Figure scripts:
****************

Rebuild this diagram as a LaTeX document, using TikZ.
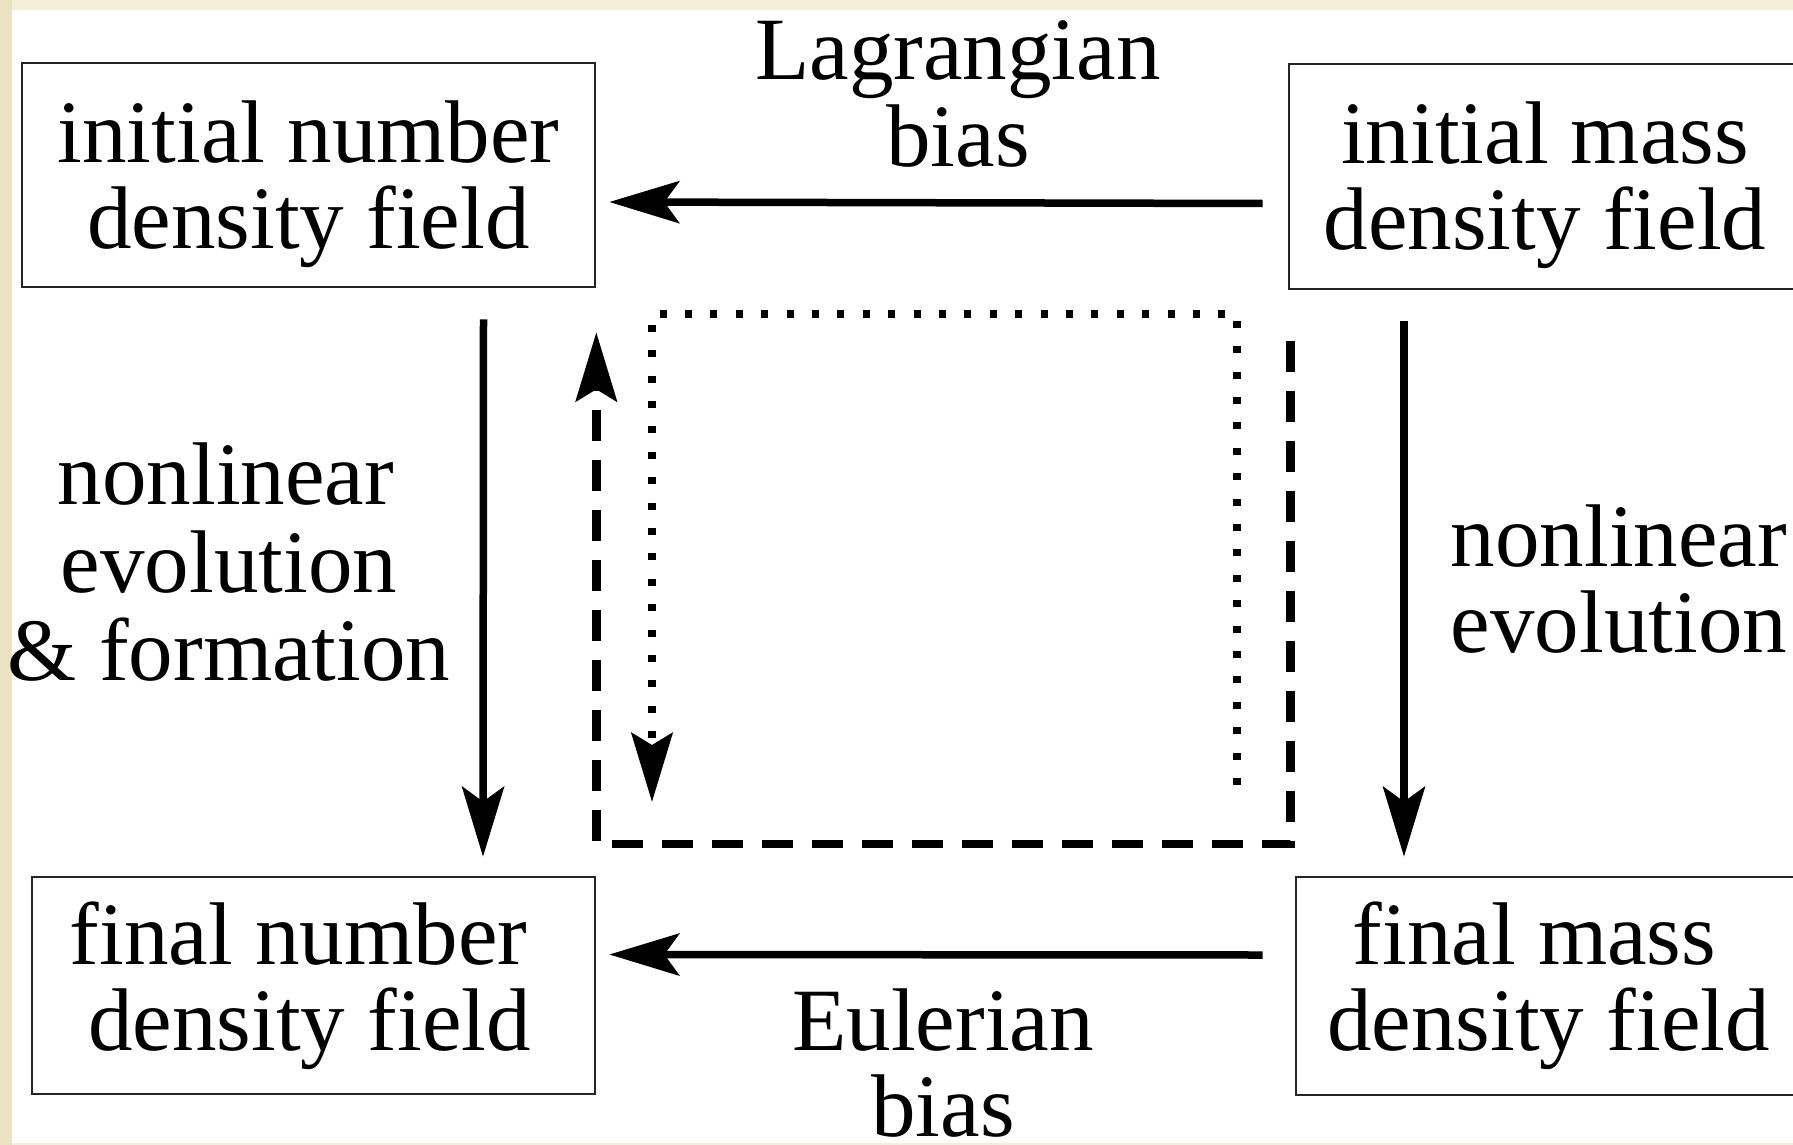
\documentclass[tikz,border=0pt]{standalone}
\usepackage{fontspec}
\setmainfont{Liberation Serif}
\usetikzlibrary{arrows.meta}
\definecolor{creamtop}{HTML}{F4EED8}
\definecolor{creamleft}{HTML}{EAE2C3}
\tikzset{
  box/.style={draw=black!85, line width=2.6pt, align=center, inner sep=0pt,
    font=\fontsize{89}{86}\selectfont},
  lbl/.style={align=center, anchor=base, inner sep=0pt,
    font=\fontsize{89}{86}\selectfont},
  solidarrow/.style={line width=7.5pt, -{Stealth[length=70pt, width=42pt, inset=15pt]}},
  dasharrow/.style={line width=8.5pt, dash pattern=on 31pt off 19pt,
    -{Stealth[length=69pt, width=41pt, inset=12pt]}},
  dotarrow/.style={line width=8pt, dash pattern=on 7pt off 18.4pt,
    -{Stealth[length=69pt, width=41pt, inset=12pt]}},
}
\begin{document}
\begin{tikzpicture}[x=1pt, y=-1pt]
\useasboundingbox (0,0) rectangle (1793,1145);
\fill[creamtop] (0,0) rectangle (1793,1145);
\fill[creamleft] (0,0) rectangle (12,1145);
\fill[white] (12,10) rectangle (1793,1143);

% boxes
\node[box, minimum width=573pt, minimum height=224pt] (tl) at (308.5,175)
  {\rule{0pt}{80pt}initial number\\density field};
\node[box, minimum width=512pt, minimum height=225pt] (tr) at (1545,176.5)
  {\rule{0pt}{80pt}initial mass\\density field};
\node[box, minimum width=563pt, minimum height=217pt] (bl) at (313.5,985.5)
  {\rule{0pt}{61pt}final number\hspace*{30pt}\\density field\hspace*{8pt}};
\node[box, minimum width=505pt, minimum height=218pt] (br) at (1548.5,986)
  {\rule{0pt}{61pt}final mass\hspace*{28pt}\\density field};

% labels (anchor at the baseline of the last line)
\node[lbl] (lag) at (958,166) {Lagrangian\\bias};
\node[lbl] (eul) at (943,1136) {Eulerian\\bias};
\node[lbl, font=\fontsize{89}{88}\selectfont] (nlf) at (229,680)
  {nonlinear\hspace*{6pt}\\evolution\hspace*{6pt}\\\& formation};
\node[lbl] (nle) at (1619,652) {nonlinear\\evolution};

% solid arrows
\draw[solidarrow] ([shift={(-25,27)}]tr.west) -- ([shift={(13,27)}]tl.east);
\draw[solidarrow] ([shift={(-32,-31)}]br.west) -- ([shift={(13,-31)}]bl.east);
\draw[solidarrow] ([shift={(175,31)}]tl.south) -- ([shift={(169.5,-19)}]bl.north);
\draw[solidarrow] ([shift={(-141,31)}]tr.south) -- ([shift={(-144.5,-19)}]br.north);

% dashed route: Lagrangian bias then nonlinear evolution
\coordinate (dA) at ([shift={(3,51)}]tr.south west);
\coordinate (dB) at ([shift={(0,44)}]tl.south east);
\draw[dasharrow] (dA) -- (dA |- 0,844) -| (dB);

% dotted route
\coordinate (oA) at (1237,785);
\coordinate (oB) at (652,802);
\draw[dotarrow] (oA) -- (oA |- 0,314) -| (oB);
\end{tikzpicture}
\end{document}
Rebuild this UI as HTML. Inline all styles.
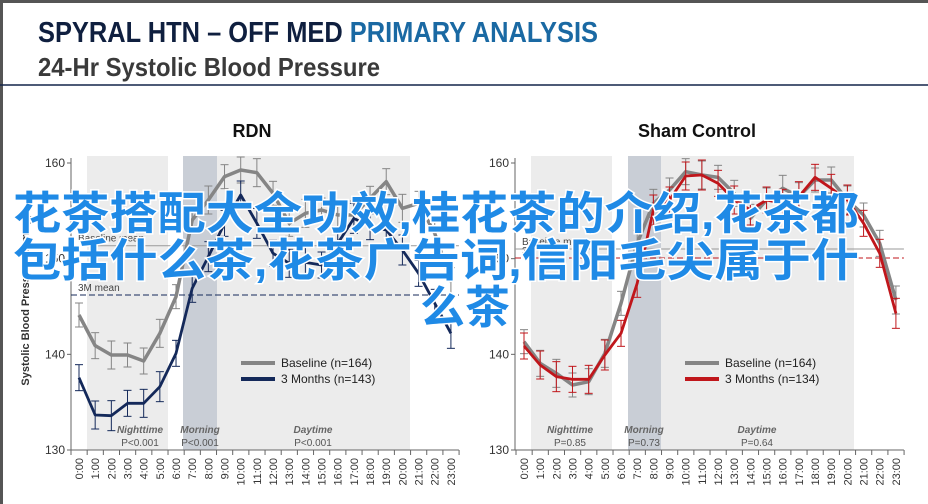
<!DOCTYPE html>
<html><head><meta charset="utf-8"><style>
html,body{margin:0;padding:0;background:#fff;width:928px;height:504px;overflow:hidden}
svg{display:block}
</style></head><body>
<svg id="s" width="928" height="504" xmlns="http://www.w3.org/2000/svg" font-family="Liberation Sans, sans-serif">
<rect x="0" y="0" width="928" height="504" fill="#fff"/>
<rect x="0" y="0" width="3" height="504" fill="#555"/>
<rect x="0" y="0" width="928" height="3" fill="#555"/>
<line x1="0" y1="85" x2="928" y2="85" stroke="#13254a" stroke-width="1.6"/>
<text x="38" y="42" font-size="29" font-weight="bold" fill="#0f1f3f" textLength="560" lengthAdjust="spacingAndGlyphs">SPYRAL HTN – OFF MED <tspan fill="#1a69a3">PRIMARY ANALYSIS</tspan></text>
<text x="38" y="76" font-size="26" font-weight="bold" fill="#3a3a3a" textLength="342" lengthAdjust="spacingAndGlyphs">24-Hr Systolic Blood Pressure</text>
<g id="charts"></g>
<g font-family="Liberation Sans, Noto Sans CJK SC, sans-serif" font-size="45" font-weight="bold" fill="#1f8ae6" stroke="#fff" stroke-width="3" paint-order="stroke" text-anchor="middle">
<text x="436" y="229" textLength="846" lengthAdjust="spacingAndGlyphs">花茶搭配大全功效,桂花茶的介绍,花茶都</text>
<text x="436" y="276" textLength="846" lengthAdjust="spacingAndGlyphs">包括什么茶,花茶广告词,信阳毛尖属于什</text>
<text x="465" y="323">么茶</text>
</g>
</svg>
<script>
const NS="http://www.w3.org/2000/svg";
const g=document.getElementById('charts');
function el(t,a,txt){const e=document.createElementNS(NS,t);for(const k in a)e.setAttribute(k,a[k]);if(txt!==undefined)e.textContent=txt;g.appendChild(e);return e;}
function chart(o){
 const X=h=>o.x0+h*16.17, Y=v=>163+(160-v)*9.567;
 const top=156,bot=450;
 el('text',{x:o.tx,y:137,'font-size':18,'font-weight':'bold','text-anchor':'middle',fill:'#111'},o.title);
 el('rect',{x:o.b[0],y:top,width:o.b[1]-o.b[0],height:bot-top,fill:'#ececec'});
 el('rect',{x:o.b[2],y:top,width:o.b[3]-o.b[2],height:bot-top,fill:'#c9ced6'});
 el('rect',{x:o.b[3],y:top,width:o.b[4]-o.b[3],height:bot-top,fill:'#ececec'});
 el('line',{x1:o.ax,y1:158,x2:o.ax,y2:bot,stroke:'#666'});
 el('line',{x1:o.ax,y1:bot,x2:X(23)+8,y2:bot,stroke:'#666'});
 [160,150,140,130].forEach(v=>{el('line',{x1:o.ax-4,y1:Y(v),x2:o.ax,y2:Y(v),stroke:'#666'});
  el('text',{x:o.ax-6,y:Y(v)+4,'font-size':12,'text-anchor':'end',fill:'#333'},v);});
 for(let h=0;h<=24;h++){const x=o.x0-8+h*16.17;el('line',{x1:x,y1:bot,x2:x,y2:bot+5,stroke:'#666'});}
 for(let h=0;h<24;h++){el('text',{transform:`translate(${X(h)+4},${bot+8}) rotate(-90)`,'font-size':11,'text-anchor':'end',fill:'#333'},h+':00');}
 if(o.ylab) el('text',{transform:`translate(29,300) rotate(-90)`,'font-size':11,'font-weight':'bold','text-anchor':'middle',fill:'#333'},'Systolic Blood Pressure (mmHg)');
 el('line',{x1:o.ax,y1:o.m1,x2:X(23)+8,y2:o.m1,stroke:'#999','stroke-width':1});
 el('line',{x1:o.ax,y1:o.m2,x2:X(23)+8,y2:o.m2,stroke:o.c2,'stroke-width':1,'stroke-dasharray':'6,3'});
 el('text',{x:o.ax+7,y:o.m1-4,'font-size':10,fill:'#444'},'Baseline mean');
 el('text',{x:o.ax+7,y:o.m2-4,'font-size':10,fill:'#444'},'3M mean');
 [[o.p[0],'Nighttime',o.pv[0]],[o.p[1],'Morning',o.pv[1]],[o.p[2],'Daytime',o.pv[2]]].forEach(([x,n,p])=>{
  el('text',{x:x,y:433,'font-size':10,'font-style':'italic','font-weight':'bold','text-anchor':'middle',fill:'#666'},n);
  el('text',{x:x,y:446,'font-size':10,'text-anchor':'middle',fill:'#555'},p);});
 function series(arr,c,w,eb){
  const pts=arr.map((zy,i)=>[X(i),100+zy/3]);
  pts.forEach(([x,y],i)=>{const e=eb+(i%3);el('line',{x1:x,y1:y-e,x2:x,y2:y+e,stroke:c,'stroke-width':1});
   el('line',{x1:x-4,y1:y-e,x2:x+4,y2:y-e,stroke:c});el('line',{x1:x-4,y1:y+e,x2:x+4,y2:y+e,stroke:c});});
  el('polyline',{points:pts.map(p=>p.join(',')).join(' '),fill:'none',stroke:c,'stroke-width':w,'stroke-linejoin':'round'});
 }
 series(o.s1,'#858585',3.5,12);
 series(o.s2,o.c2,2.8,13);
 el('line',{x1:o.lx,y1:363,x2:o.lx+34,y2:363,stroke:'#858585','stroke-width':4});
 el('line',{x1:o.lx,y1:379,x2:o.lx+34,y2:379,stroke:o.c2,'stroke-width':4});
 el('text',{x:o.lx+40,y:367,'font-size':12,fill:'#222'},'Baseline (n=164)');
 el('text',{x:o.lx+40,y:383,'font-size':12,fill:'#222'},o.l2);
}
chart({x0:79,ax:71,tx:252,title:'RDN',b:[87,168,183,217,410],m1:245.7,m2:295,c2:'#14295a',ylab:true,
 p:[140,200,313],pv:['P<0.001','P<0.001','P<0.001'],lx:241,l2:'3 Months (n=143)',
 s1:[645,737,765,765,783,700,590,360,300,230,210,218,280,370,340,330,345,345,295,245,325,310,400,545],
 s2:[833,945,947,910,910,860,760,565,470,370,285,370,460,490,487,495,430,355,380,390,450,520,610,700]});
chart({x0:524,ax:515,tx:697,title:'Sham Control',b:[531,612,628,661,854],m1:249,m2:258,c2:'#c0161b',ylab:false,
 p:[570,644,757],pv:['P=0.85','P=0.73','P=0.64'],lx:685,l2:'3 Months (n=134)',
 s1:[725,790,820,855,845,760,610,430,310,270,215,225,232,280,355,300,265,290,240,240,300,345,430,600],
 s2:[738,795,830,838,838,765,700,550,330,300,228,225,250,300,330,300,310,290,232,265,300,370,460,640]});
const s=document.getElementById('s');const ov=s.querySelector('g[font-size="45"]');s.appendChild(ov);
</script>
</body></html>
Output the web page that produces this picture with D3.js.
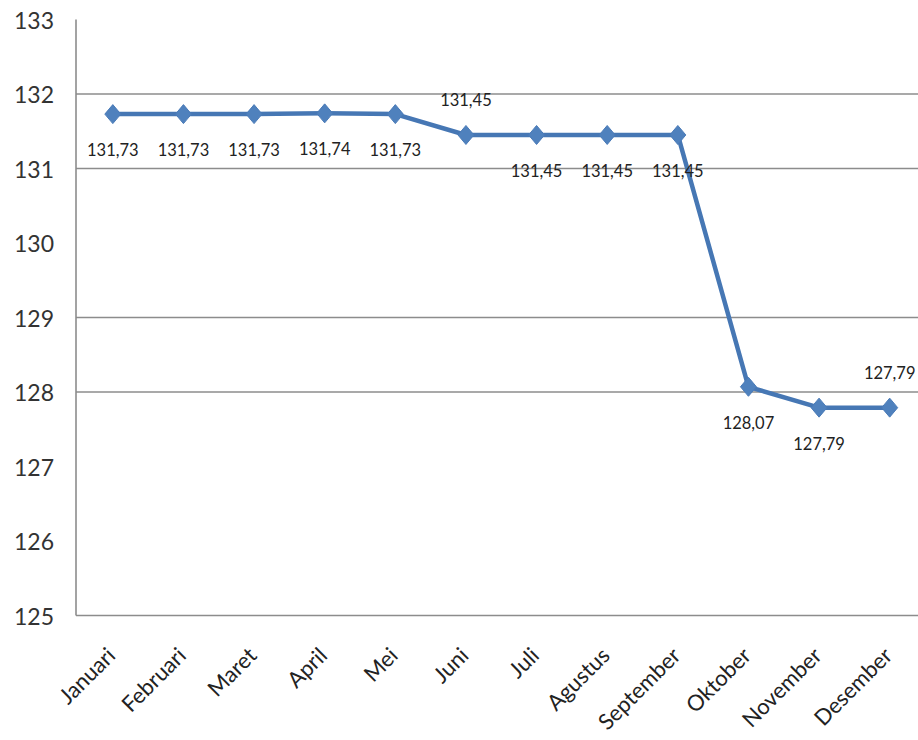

****************

In the entries above, find each line with the string "this" and copy it.

Rebuild this diagram as a LaTeX document, using TikZ.
Rebuild this UI as HTML. Inline all styles.
Output the web page that produces this picture with D3.js.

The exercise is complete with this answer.